As the New York City Taxi and Limousine Commission meets for a final vote on driver earnings and pay rules for app-based drivers, a new Russia-based ride-hailing service has entered the U.S. market, starting with New York, Forbes reports.
The U.S. will be the 11th national market for inDriver (short from Independent Drivers), which is trying to avoid being simply an Uber copycat. It is a ride-hail app growing internationally since its Yakutsk, Siberia launch in 2012. Instead of ordering a car and getting a price quote for the ride and then matching with a driver after you agree to the price, the app has passengers set their own fares. On the app you throw in a “bid” for a route. Drivers get the offer and come back with their price. After negotiating the price, on the app there’s a list of different offers with other details like estimated arrival time, driver rating, and car type.

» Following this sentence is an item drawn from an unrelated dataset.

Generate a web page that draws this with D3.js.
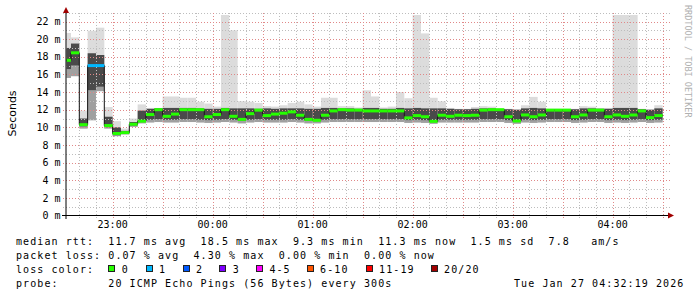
<!DOCTYPE html>
<html><head><meta charset="utf-8">
<script src="https://cdn.jsdelivr.net/npm/d3@7"></script>
<style>
body{margin:0;background:#fff}
svg{display:block}
text{white-space:pre}
</style>
</head><body><svg id="c" width="697" height="297"></svg>
<script>
// ---- data (5-minute bins, first bin ends 22:35) ----
const firstBinEnd = new Date(2026,0,26,22,35,0);
const stepMin = 5;
const medRtt = [17.6,18.45,10.3,17.0,17.0,10.2,9.3,9.4,10.35,10.7,
 11.45,12.0,11.25,11.5,12.0,12.0,12.0,11.2,11.45,12.0,
 11.25,10.9,11.55,11.95,11.33,11.5,11.6,11.75,11.37,10.9,
 10.8,11.37,11.86,12.0,11.95,11.95,11.86,11.86,11.86,11.86,
 11.86,11.07,11.33,11.2,10.68,11.37,11.25,11.37,11.33,11.37,
 11.95,12.0,12.0,11.2,10.72,11.4,11.2,11.4,11.95,11.95,
 11.95,11.2,11.4,11.95,11.95,11.2,11.4,11.25,11.4,11.86,
 11.1,11.33];
const maxRtt = [20.7,20.2,11.9,20.95,21.3,12.3,10.7,9.86,11.0,12.6,
 12.2,12.2,13.5,13.5,13.35,13.35,12.9,12.7,12.35,22.75,
 21.0,12.96,12.9,12.77,12.4,12.35,12.5,12.77,12.9,12.6,
 12.35,13.35,13.35,12.4,12.4,12.25,14.2,13.5,12.25,12.35,
 14.0,13.3,22.75,20.65,13.35,12.95,12.2,12.1,12.1,12.3,
 12.4,12.35,12.1,12.1,12.0,12.5,13.45,12.9,12.1,12.1,
 12.1,12.1,12.4,12.35,12.2,12.2,22.75,22.75,22.75,12.1,
 12.0,12.5];
const upperRtt = [19.0,19.5,11.0,18.4,18.2,11.2,10.0,9.6,10.6,11.9,
 12.1,12.15,12.2,12.2,12.2,12.2,12.15,12.1,12.1,12.2,
 12.15,12.15,12.15,12.1,12.15,12.1,12.15,12.15,12.15,12.1,
 12.1,12.2,12.2,12.15,12.15,12.1,12.2,12.2,12.1,12.1,
 12.2,12.15,12.2,12.15,12.15,12.15,12.1,12.05,12.05,12.1,
 12.15,12.15,12.05,12.05,12.0,12.15,12.2,12.15,12.05,12.05,
 12.05,12.05,12.15,12.15,12.1,12.1,12.2,12.2,12.2,12.05,
 12.0,12.15];
const lowerRtt = [16.6,17.0,10.1,14.2,14.6,10.0,9.1,9.3,10.2,10.6,
 10.85,10.9,10.85,10.85,10.9,10.9,10.85,10.8,10.85,10.9,
 10.85,10.75,10.85,10.9,10.85,10.85,10.85,10.9,10.85,10.75,
 10.7,10.85,10.9,10.9,10.9,10.9,10.9,10.9,10.9,10.9,
 10.9,10.8,10.85,10.8,10.6,10.85,10.85,10.85,10.85,10.85,
 10.9,10.9,10.9,10.8,10.6,10.85,10.8,10.85,10.9,10.9,
 10.9,10.8,10.85,10.9,10.9,10.8,10.85,10.8,10.85,10.9,
 10.8,10.85];
const minRtt = [15.6,15.8,9.86,10.8,14.1,9.86,9.0,9.2,10.05,10.45,
 10.55,10.6,10.55,10.55,10.6,10.6,10.55,10.5,10.55,10.6,
 10.55,10.45,10.55,10.6,10.55,10.55,10.55,10.6,10.55,10.45,
 10.45,10.55,10.6,10.6,10.6,10.6,10.6,10.6,10.6,10.6,
 10.6,10.5,10.55,10.5,10.4,10.55,10.55,10.55,10.55,10.55,
 10.6,10.6,10.6,10.5,10.4,10.55,10.5,10.55,10.6,10.6,
 10.6,10.5,10.55,10.6,10.6,10.5,10.55,10.5,10.55,10.6,
 10.5,10.55];
const lossPings = [0,0,0,1,1,0,0,0,0,0, 0,0,0,0,0,0,0,0,0,0,
 0,0,0,0,0,0,0,0,0,0, 0,0,0,0,0,0,0,0,0,0, 0,0,0,0,0,0,0,0,0,0,
 0,0,0,0,0,0,0,0,0,0, 0,0,0,0,0,0,0,0,0,0, 0,0];
const lossLabels = ["0","1","2","3","4-5","6-10","11-19","20/20"];
const lossLimits = [0,1,2,3,5,10,19,20];
const lossColors = ["#26ff00","#00b8ff","#0059ff","#7e00ff","#ff00ff","#ff5500","#ff0000","#a10000"];
const yTickValues = [0,2,4,6,8,10,12,14,16,18,20,22];
const statLines = [
 "median rtt:  11.7 ms avg  18.5 ms max  9.3 ms min  11.3 ms now  1.5 ms sd  7.8   am/s",
 "packet loss: 0.07 % avg  4.30 % max  0.00 % min  0.00 % now"
];
const probeLine = "probe:       20 ICMP Echo Pings (56 Bytes) every 300s";
const dateLine = "Tue Jan 27 04:32:19 2026";
const tStart = new Date(2026,0,26,22,32,19), tEnd = new Date(2026,0,27,4,32,19);

// ---- layout ----
const svg = d3.select("#c");
const X0 = 66.5, X1 = 666.5, Y0 = 215.5, PX_PER_MS = 8.818;
const x = d3.scaleTime().domain([tStart,tEnd]).range([X0,X1]);
const y = d3.scaleLinear().domain([0,23]).range([Y0, Y0-23*PX_PER_MS]);
const mono = "'DejaVu Sans Mono', monospace";

svg.append("rect").attr("width",697).attr("height",297).attr("fill","#fff");

const bins = medRtt.map((m,i)=>{
  const end = d3.timeMinute.offset(firstBinEnd, i*stepMin);
  const start = d3.timeMinute.offset(end, -stepMin);
  let li = lossLimits.findIndex(l=>lossPings[i] <= l);
  return {i, start, end, med:m, hi:maxRtt[i], up:upperRtt[i], dn:lowerRtt[i], lo:minRtt[i], color:lossColors[li]};
});

svg.append("clipPath").attr("id","plot").append("rect")
  .attr("x",X0).attr("y",15).attr("width",X1-X0).attr("height",Y0-15);

const g = svg.append("g").attr("clip-path","url(#plot)");
const bx = d=>x(d.start), bw = d=>x(d.end)-x(d.start);
// smoke
g.selectAll("rect.outer").data(bins).join("rect")
  .attr("x",bx).attr("width",bw).attr("y",d=>y(d.hi)).attr("height",d=>y(d.lo)-y(d.hi)).attr("fill","#dcdcdc");
g.selectAll("rect.low").data(bins).join("rect").attr("class","low")
  .attr("x",bx).attr("width",bw).attr("y",d=>y(d.dn)).attr("height",d=>y(d.lo)-y(d.dn)).attr("fill","#a0a0a0");
g.selectAll("rect.inner").data(bins).join("rect").attr("class","inner")
  .attr("x",bx).attr("width",bw).attr("y",d=>y(d.up)).attr("height",d=>y(d.dn)-y(d.up)).attr("fill","#4a4a4a");

// grid
const grid = svg.append("g");
d3.range(1,24).forEach(v=>{
  const major = v%2===0;
  grid.append("line").attr("x1",63).attr("x2",670).attr("y1",Math.round(y(v))+0.5).attr("y2",Math.round(y(v))+0.5)
    .attr("stroke",major?"#e08888":"#bdbdbd").attr("stroke-dasharray","1,2");
});
x.ticks(d3.timeMinute.every(10)).forEach(t=>{
  const major = t.getMinutes()%30===0;
  const px = Math.round(x(t))+0.5;
  grid.append("line").attr("x1",px).attr("x2",px).attr("y1",218).attr("y2",12.5)
    .attr("stroke",major?"#e08888":"#bdbdbd").attr("stroke-dasharray","1,2");
});

// median line
const medPath = d3.path();
bins.forEach((d,k)=>{
  const xa = Math.max(x(d.start),X0), xb = x(d.end), yy = y(d.med);
  if(k===0) medPath.moveTo(xa,yy); else medPath.lineTo(xa,yy);
  medPath.lineTo(xb,yy);
});
svg.append("path").attr("d",medPath.toString()).attr("fill","none").attr("stroke","#111").attr("stroke-width",1);
svg.selectAll("rect.med").data(bins).join("rect").attr("class","med")
  .attr("x",d=>Math.max(x(d.start),X0)).attr("width",d=>x(d.end)-Math.max(x(d.start),X0))
  .attr("y",d=>y(d.med)-1.5).attr("height",3).attr("fill",d=>d.color);

// axes
svg.append("line").attr("x1",62).attr("x2",668).attr("y1",Y0).attr("y2",Y0).attr("stroke","#000");
svg.append("line").attr("x1",66).attr("x2",66).attr("y1",219).attr("y2",12).attr("stroke","#000");
svg.append("path").attr("d","M668,212.5L674,215.5L668,218.5Z").attr("fill","#a00000");
svg.append("path").attr("d","M63,13L66,7L69,13Z").attr("fill","#a00000");

// axis labels
svg.selectAll("text.yl").data(yTickValues).join("text").attr("class","yl")
  .attr("x",60.5).attr("y",v=>y(v)+3.7).attr("text-anchor","end")
  .attr("font-family",mono).attr("font-size",10).attr("fill","#000").text(v=>v+" m");
svg.selectAll("text.xl").data(x.ticks(d3.timeHour.every(1))).join("text").attr("class","xl")
  .attr("x",d=>x(d)).attr("y",227.5).attr("text-anchor","middle")
  .attr("font-family",mono).attr("font-size",10).attr("fill","#000").text(d3.timeFormat("%H:%M"));

svg.append("text").attr("transform","translate(16,113.5) rotate(-90)").attr("text-anchor","middle")
  .attr("font-family","'DejaVu Sans', sans-serif").attr("font-size",11).attr("fill","#000").text("Seconds");
svg.append("text").attr("transform","translate(684.5,5) rotate(90)").attr("text-anchor","start")
  .attr("font-family",mono).attr("font-size",8.5).attr("fill","#b0b0b0").text("RRDTOOL / TOBI OETIKER");

// legend
const leg = svg.append("g").attr("font-family",mono).attr("font-size",10).attr("fill","#000").style("letter-spacing","1.08px");
const baselines = [244.5,258.7,272.9,287];
statLines.forEach((s,i)=>leg.append("text").attr("x",16).attr("y",baselines[i]).text(s));
leg.append("text").attr("x",16).attr("y",baselines[2]).text("loss color:");
const swX = [108.3,145.7,182.7,219.3,256,306.7,365.7,430.7];
lossLabels.forEach((l,i)=>{
  svg.append("rect").attr("x",Math.round(swX[i])+0.5).attr("y",265.5).attr("width",6).attr("height",6)
    .attr("fill",lossColors[i]).attr("stroke","#222");
  leg.append("text").attr("x",swX[i]+13.4).attr("y",baselines[2]).text(l);
});
leg.append("text").attr("x",16).attr("y",baselines[3]).text(probeLine);
leg.append("text").attr("x",514).attr("y",baselines[3]).text(dateLine);
</script>
</body></html>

In Siberia, the micro-marketplace for ride pricing was named the Real Time Deals (RTD) model. Before targeting New York, the concept expanded into 160 cities in nine countries outside Russia: Mexico, Colombia, Peru, Chile, Guatemala, El Salvador, Kazakhstan, Uzbekistan and Tanzania.
The company says it already has 14 million users and 10 million downloads from Google Play. The app, which is the same for drivers and users, is also available on iOS. For the first six months in New York, drivers won’t have to pay any commission fees, so they’ll keep the entire fare after taxes, tolls, and other fees. This is a promotion to lure drivers frustrated with handing over portions of every ride to Uber and Lyft. After the no-commission period drivers will be charged 5 to 8 percent. Uber’s rate is about 25 percent.
A $10 million B round last August from Moscow-based LETA Capital helped the upstart move its headquarters stateside and prepare to take on U.S. markets. With its New York City launch, which includes peripheral boroughs Brooklyn, Queens, the Bronx, and Staten Island, inDriver currently operates in a total of 160 cities in 11 countries.